In this episode of the “Future MaaS” podcast series by the MaaS Alliance, we continue the discussion on insurance and MaaS. While the previous episode highlighted why Mobility as a Service needs insurance, in the new podcast we talk about the insurance implications on MaaS services; how fast the MaaS insurance market may mature and how is the regulatory framework supporting insurance innovations? We touched on these points with Ruta Mikiskaite (Head of Client Solutions at SwissRe), Ed Axon (SVP of Business Development at TROV), and Justas Petronis (B2B and B2G Product Marketing at Trafi).
According to Ruta Mikiskaite regulation definitely brings more transparency; however, in some markets, regulation makes insurance propositions just not possible yet. When it comes to the different modes, there is a need of regulatory reinforcement as it empowers the provision of these different mobility services in different jurisdictions. Insurance can also provide advices to mobility players if they want to expand in different geographies so that it complies with the specific regulatory and insurance requirements.
Ed Axon points out that there are huge differences in regulatory frameworks in different countries, both in terms of their willingness to evolve and at the level of the speed at which they can evolve. There is therefore a real potential problem in the consistency of licensing and the operators in different cities. There is also an issue with data sharing from operators; how their services are being used. This information can help insurance companies to bring consistency to the insurance products that are offered in MaaS.
Talking about disruptors in transport, there are certainly some that managed to look at the regulations in a different way, and then introduced more flexible options. Justas Petronis believes that a common business model would be that these large insurance companies actually disrupt themselves internally.
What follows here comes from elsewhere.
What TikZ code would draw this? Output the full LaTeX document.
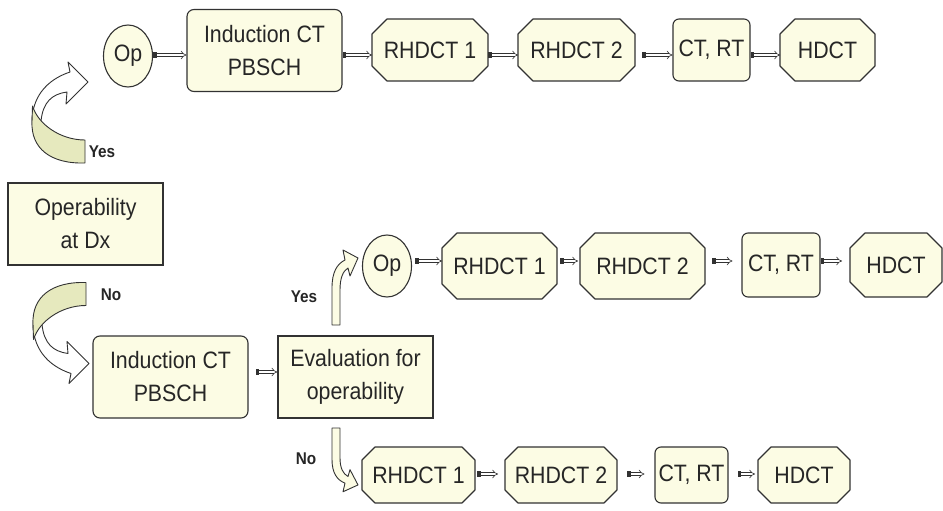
\documentclass[tikz,border=0pt]{standalone}
\usepackage{fontspec}
\setmainfont{Liberation Sans}[FakeStretch=0.9]
\usetikzlibrary{shapes.geometric,arrows.meta,calc,backgrounds}
\definecolor{boxfill}{RGB}{252,252,228}
\definecolor{edge}{RGB}{50,50,50}
\definecolor{ribbon}{RGB}{230,233,190}
\tikzset{
  lbl/.style={font=\fontsize{23.7}{33}\selectfont, align=center, text=black!85},
  rbox/.style={lbl, draw=edge, fill=boxfill, rounded corners=7pt, line width=1.1pt, minimum height=82pt, minimum width=155pt, inner sep=0pt},
  sbox/.style={lbl, draw=edge, fill=boxfill, line width=1.5pt, minimum height=82pt, minimum width=155pt, inner sep=0pt},
  ctbox/.style={lbl, draw=edge, fill=boxfill, rounded corners=6pt, line width=1.1pt, inner sep=0pt},
  octbox/.style={lbl, inner sep=0pt, outer sep=0pt},
  octline/.style={draw=edge, fill=boxfill, line width=1.1pt, line join=round},
  opcirc/.style={lbl, ellipse, draw=edge, fill=boxfill, line width=1.1pt, minimum width=49pt, minimum height=62pt, inner sep=0pt},
  conn/.style={draw=edge, line width=0.6pt, double=white, double distance=2.4pt, {Square[length=3.5pt,width=6pt]}-{Implies}},
  yn/.style={font=\bfseries\fontsize{17}{17}\selectfont, text=black!85},
  curv/.style={draw=edge, line width=0.9pt, line join=round},
}
\newcommand\octfill[2]{%
  \draw[octline] ($(#1.north west)+(#2,0)$) -- ($(#1.north east)+(-#2,0)$) -- ($(#1.north east)+(0,#2)$)
  -- ($(#1.south east)+(0,-#2)$) -- ($(#1.south east)+(-#2,0)$) -- ($(#1.south west)+(#2,0)$)
  -- ($(#1.south west)+(0,-#2)$) -- ($(#1.north west)+(0,#2)$) -- cycle;}
\begin{document}
\begin{tikzpicture}[x=1pt, y=-1pt]
\useasboundingbox (0,0) rectangle (943,511);

% row coordinates for connectors
\coordinate (rowA) at (0,55);
\coordinate (rowB) at (0,261);
\coordinate (rowM) at (0,372);
\coordinate (rowC) at (0,474);

% ---------- top row ----------
\node[opcirc] (opA) at (128,56) {Op};
\node[rbox] (indA) at (264.5,50.5) {Induction CT\\PBSCH};
\node[octbox, minimum width=116pt, minimum height=62pt] (r1A) at (430,50) {RHDCT 1};
\node[octbox, minimum width=117pt, minimum height=62pt] (r2A) at (576.5,50) {RHDCT 2};
\node[ctbox, minimum width=77pt, minimum height=62pt] (ctA) at (711.5,50) {CT, RT};
\node[octbox, minimum width=95pt, minimum height=62pt] (hdA) at (827.5,50) {HDCT};

% ---------- left column ----------
\node[sbox] (opd) at (85.5,224) {Operability\\at Dx};
\node[rbox] (indB) at (170.5,377) {Induction CT\\PBSCH};
\node[sbox] (evB) at (355.5,377) {Evaluation for\\operability};

% ---------- middle row ----------
\node[opcirc] (opB) at (387,266) {Op};
\node[octbox, minimum width=115pt, minimum height=66pt] (r1B) at (499.5,266) {RHDCT 1};
\node[octbox, minimum width=125pt, minimum height=66pt] (r2B) at (642.5,266) {RHDCT 2};
\node[ctbox, minimum width=78pt, minimum height=64pt] (ctB) at (781,265) {CT, RT};
\node[octbox, minimum width=92pt, minimum height=64pt] (hdB) at (896,265) {HDCT};

% ---------- bottom row ----------
\node[octbox, minimum width=113pt, minimum height=56pt] (r1C) at (418.5,475) {RHDCT 1};
\node[octbox, minimum width=112pt, minimum height=56pt] (r2C) at (561,475) {RHDCT 2};
\node[ctbox, minimum width=73pt, minimum height=56pt] (ctC) at (691.5,475) {CT, RT};
\node[octbox, minimum width=92pt, minimum height=56pt] (hdC) at (804,475) {HDCT};

\begin{scope}[on background layer]
  \fill[white] (0,0) rectangle (943,511);
  \octfill{r1A}{15}\octfill{r2A}{15}\octfill{hdA}{15}
  \octfill{r1B}{15}\octfill{r2B}{15}\octfill{hdB}{15}
  \octfill{r1C}{13}\octfill{r2C}{13}\octfill{hdC}{13}
\end{scope}

% ---------- connectors ----------
\draw[conn] (opA.east |- rowA) -- (indA.west |- rowA);
\draw[conn] (indA.east |- rowA) -- (r1A.west |- rowA);
\draw[conn] (r1A.east |- rowA) -- (r2A.west |- rowA);
\draw[conn, shorten <=7pt] (r2A.east |- rowA) -- (ctA.west |- rowA);
\draw[conn] (ctA.east |- rowA) -- (hdA.west |- rowA);

\draw[conn, shorten <=7pt] (indB.east |- rowM) -- (evB.west |- rowM);

\draw[conn, shorten <=3pt] (opB.east |- rowB) -- (r1B.west |- rowB);
\draw[conn, shorten <=3pt, shorten >=2pt] (r1B.east |- rowB) -- (r2B.west |- rowB);
\draw[conn, shorten <=7pt, shorten >=9pt] (r2B.east |- rowB) -- (ctB.west |- rowB);
\draw[conn, shorten >=8pt] (ctB.east |- rowB) -- (hdB.west |- rowB);

\draw[conn, shorten <=2pt, shorten >=7pt] (r1C.east |- rowC) -- (r2C.west |- rowC);
\draw[conn, shorten <=10pt, shorten >=10pt] (r2C.east |- rowC) -- (ctC.west |- rowC);
\draw[conn, shorten <=9pt, shorten >=3pt] (ctC.east |- rowC) -- (hdC.west |- rowC);

% ---------- curved "Yes" arrow (top left) ----------
\begin{scope}
  \filldraw[curv, fill=white] (32,125) .. controls (31,98) and (46,80) .. (70,72) -- (68,62) -- (88,82) -- (66,104) -- (67,92) .. controls (52,94) and (43,102) .. (41,121) -- cycle;
  \filldraw[curv, fill=ribbon] (85,140) -- (85,163) .. controls (50,164) and (31,148) .. (32,122) -- (32.5,106) .. controls (38,124) and (60,140) .. (85,140) -- cycle;
\end{scope}
% ---------- curved "No" arrow (mirror) ----------
\begin{scope}[shift={(1,445.5)}, yscale=-1]
  \filldraw[curv, fill=white] (32,125) .. controls (31,98) and (46,80) .. (70,72) -- (68,62) -- (88,82) -- (66,104) -- (67,92) .. controls (52,94) and (43,102) .. (41,121) -- cycle;
  \filldraw[curv, fill=ribbon] (85,140) -- (85,163) .. controls (50,164) and (31,148) .. (32,122) -- (32.5,106) .. controls (38,124) and (60,140) .. (85,140) -- cycle;
\end{scope}

% ---------- bent arrows from Evaluation ----------
\filldraw[curv, fill=boxfill] (332,325) -- (332,288) .. controls (332,272) and (337,264) .. (345,260) -- (343,250) -- (358,258) -- (350,276) -- (348,268) .. controls (343,271) and (340,278) .. (340,290) -- (340,325) -- cycle;
\begin{scope}[shift={(0,704.25)}, yscale=-0.85]
\filldraw[curv, fill=boxfill] (332,325) -- (332,288) .. controls (332,272) and (337,264) .. (345,260) -- (343,250) -- (358,258) -- (350,276) -- (348,268) .. controls (343,271) and (340,278) .. (340,290) -- (340,325) -- cycle;
\end{scope}

% ---------- labels ----------
\node[yn] (yesA) at (102,151.5) {Yes};
\node[yn] (noA) at (111,295) {No};
\node[yn] (yesB) at (304,297) {Yes};
\node[yn] (noB) at (306,459) {No};
\end{tikzpicture}
\end{document}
With small teams of “intrapreneurs” that are detached from their core business and have the flexibility to look into small use cases, design products for a small set of clients and then try to find a way to scale these up.
When it comes to implementation, it is clear that cooperation of the different parties is essential in both making the relationship between insurer and insured as trusty as possible and to ensure the customer that whatever happens, whether it’s riding an e-scooter for the first time or buying a ticket to use multimodal transport modes, they are protected.